Yeah. Some of us are still recovering.
The Republican National Committee apparently learned a lesson from that, so it decided Friday to truncate the 2016 nominating schedule, with an eye toward holding the national convention in June or July instead of late August, as in the last cycle.
According to the Hill, the changes “will make it much harder for states to cut in line in the nomination process and will help Republicans avoid a repeat of a drawn-out, bloody primary many believe damaged Mitt Romney’s chances in 2012 of defeating President Obama.”
Now the early four states will be protected from other states trying to jump the line, the scenario that led to the 2011 start of the nominating contests last time around. As an incentive to concentrate the calendar, states holding contests in the first two weeks of March must award delegates proportionally, giving them less influence on the final decision. Later contests will be winner-take-all, which means the calendar likely will be heavy in the latter part of March and April.
The drawn-out 2012 primaries and caucuses were corrosive for Romney as his Republican rivals politically gutted him before the Democrats even got a chance to start. Although Romney went on to do well in the first presidential debate, he never really recovered from the pummeling he received at the hands of fellow Republicans.
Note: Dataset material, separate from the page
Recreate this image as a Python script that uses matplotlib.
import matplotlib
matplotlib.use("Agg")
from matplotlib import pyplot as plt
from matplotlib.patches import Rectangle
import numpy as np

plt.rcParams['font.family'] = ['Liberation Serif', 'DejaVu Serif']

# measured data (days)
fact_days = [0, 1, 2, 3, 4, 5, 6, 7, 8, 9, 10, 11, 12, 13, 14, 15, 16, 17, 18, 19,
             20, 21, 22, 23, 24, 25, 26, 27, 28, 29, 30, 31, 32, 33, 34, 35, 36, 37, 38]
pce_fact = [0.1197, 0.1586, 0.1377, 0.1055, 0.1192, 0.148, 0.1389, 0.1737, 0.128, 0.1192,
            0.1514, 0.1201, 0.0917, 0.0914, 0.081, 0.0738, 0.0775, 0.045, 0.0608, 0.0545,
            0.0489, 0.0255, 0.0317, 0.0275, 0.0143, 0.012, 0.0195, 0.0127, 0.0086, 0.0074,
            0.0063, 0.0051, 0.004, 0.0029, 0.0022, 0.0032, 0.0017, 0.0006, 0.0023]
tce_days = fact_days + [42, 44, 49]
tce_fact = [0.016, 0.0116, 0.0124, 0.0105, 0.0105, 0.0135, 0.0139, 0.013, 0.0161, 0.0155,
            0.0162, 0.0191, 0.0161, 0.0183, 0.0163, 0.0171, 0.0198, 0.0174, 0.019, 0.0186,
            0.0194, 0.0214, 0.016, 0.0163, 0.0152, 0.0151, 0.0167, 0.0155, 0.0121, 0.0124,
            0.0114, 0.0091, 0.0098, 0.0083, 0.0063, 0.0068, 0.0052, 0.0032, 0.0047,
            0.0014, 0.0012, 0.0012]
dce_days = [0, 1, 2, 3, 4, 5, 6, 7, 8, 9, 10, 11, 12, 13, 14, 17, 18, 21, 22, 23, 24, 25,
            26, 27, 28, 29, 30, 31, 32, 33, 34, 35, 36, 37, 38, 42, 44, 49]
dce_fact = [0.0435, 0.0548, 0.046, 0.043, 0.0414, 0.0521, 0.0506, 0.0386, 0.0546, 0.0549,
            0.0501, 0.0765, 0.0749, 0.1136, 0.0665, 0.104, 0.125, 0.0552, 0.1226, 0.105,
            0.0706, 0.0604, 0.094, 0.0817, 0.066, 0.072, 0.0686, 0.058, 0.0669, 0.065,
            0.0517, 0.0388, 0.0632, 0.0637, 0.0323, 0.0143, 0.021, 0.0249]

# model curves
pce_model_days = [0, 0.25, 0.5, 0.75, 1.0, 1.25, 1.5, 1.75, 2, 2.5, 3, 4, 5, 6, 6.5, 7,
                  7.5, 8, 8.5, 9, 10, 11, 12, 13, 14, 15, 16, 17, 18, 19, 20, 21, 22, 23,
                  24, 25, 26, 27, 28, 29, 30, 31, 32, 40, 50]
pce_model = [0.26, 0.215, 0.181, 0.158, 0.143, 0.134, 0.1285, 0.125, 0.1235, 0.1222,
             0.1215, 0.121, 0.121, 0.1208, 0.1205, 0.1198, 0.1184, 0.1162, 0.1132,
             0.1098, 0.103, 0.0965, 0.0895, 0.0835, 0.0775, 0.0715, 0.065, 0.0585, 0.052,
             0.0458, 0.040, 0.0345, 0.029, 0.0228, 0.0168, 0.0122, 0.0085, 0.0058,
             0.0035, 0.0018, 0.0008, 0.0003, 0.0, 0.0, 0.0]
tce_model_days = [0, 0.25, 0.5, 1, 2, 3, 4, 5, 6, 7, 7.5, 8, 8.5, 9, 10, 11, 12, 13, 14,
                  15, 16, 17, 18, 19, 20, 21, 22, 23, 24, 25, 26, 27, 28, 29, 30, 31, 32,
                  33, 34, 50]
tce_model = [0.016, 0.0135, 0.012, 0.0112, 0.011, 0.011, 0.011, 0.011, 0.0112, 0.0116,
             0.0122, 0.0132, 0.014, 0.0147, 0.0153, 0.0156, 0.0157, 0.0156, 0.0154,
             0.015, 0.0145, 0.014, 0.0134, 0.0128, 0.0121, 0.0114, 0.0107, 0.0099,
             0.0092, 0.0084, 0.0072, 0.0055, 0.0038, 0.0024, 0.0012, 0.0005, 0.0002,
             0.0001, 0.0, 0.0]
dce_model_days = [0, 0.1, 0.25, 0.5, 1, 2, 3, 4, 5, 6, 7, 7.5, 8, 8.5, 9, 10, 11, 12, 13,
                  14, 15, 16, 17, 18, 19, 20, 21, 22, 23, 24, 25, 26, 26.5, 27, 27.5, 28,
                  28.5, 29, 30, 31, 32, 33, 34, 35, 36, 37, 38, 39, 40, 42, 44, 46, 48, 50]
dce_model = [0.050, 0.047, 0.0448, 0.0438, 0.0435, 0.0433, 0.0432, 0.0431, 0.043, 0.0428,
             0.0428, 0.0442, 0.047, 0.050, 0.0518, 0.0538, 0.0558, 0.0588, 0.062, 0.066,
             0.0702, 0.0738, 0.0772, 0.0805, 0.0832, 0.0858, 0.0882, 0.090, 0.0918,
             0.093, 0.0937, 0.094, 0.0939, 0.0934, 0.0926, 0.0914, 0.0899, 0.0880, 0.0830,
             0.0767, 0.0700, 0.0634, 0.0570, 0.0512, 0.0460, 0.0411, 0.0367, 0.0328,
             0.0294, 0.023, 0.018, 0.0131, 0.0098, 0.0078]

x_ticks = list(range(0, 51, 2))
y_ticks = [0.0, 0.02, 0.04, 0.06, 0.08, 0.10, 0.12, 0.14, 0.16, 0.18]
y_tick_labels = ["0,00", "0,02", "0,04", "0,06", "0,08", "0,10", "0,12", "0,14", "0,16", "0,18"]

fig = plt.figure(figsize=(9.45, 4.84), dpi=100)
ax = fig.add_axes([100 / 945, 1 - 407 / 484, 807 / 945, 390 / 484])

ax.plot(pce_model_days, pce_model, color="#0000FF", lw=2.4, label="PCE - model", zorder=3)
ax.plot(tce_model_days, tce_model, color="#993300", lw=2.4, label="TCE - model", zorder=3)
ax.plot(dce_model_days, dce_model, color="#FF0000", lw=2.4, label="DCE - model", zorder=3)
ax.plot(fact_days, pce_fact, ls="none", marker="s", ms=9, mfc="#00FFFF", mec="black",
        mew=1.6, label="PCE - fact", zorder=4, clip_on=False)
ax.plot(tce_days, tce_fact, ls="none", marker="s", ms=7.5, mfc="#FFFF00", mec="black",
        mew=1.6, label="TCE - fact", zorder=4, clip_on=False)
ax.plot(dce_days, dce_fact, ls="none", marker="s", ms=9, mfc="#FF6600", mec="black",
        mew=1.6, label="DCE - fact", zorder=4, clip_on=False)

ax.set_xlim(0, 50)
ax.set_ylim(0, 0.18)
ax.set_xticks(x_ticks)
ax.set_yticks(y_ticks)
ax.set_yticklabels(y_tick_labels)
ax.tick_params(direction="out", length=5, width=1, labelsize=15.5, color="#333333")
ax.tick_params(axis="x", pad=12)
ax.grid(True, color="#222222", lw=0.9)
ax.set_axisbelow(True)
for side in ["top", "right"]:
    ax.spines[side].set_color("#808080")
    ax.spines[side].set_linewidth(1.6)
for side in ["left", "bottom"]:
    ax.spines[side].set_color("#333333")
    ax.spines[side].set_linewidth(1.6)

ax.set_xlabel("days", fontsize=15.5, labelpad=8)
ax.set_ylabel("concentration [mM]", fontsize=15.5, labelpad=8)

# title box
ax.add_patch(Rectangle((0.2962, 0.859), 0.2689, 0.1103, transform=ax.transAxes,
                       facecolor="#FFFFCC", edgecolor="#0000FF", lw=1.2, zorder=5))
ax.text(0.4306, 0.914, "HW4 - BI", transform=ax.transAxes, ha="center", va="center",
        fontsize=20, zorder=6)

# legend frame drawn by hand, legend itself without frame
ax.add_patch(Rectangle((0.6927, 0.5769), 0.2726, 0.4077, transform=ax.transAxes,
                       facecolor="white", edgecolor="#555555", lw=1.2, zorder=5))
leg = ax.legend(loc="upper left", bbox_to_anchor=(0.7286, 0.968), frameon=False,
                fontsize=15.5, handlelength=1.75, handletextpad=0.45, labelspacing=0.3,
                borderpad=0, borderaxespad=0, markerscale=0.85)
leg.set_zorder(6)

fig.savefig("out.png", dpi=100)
Next time will be different, the GOP hopes. Iowa, New Hampshire, South Carolina and Nevada will be allowed to hold contests before March 1, most likely in February (last time they began in December). According to Politico:
“The idea is to prevent a candidate with momentum coming out of the first four states from wrapping up the nomination on March 1 if a bunch of big states schedule winner-take-all primaries on that Tuesday. Proportional contests mean that a grassroots candidate without the money for a massive national advertising campaign could continue to compete through those two weeks.”
That also makes it easier for the nominee to turns his or her attention to raising cash during the summer doldrums.
So 2012’s knock-down, drag-out 12-round heavyweight fight (what is it with sports metaphors in politics?) for the Republican presidential nomination will, in 2016, be more like a six-rounder. Not as much fun for political junkies, but a relief for the rest of us.